Restate word for word the lines that begin the listing and end with the line holding "Chart.register(...registerables);".
[start]
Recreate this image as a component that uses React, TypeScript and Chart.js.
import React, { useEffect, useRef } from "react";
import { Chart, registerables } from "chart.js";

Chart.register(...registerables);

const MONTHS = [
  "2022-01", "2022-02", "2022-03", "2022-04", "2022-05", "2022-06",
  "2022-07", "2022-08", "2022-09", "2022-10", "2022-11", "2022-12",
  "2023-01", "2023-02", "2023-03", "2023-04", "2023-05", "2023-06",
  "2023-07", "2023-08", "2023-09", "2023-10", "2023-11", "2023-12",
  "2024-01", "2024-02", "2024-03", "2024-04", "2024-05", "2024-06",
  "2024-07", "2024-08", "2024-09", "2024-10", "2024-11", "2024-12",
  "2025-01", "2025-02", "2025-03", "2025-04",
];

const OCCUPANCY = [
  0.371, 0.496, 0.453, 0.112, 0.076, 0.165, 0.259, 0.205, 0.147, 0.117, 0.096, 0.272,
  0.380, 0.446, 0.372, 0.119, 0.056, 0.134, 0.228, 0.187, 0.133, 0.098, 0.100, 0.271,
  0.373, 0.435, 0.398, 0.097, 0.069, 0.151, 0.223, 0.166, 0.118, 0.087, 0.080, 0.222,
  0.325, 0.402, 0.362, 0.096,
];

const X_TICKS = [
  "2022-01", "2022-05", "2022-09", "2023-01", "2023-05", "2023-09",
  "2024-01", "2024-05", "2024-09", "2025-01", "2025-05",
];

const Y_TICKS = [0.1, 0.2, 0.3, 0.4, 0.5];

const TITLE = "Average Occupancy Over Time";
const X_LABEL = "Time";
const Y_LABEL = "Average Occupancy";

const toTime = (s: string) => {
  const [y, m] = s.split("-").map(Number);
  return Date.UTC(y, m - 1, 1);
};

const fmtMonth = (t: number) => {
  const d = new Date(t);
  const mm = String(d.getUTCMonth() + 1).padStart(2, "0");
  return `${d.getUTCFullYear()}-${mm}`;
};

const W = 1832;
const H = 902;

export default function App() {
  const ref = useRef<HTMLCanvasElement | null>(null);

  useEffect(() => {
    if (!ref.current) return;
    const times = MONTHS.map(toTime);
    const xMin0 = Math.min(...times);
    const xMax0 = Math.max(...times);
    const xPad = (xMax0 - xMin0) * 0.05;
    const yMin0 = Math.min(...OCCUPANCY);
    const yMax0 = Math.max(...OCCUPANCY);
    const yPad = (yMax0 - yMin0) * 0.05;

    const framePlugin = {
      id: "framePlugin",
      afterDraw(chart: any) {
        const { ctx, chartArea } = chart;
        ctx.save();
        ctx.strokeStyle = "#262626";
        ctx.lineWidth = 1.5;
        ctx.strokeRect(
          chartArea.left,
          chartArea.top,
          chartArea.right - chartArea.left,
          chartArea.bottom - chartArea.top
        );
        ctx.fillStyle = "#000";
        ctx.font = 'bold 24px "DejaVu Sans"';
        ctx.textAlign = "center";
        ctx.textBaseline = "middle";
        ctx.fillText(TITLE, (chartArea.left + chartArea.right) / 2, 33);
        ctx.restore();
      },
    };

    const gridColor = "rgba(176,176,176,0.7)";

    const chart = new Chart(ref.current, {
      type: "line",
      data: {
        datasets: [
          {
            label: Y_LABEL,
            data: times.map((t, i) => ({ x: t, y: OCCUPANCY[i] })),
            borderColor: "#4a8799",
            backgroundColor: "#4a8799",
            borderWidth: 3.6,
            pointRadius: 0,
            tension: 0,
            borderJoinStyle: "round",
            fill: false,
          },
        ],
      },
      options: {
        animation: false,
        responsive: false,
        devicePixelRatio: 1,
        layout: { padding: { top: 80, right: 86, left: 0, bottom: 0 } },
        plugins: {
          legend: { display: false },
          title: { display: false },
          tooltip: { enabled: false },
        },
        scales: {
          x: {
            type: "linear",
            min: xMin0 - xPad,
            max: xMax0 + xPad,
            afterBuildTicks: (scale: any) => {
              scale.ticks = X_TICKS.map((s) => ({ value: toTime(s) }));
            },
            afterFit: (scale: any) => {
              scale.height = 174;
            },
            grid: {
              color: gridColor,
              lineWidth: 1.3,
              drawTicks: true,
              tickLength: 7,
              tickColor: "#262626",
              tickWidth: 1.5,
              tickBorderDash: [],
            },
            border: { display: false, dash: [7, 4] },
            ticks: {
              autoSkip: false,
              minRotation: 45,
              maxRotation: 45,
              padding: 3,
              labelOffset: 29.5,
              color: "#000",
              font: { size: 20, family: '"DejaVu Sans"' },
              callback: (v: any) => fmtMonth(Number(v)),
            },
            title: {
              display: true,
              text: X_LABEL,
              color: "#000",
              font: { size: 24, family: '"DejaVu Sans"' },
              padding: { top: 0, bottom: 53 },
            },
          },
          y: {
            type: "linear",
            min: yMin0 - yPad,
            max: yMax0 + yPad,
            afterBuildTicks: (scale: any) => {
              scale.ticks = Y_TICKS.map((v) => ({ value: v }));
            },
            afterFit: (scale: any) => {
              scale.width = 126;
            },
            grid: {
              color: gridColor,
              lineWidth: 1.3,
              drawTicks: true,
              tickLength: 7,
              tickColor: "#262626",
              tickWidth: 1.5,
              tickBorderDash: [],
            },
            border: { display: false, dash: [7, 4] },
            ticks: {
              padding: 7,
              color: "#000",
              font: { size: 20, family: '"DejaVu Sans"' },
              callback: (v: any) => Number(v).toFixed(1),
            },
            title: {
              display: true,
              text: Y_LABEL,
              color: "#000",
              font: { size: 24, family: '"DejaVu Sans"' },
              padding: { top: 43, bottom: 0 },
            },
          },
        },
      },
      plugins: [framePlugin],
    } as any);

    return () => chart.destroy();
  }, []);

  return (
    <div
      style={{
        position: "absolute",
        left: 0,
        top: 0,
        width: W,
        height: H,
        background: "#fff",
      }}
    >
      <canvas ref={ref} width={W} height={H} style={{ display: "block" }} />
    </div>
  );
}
[end]
TASK ANSWER:
Recreate this image as a component that uses React, TypeScript and Chart.js.
import React, { useEffect, useRef } from "react";
import { Chart, registerables } from "chart.js";

Chart.register(...registerables);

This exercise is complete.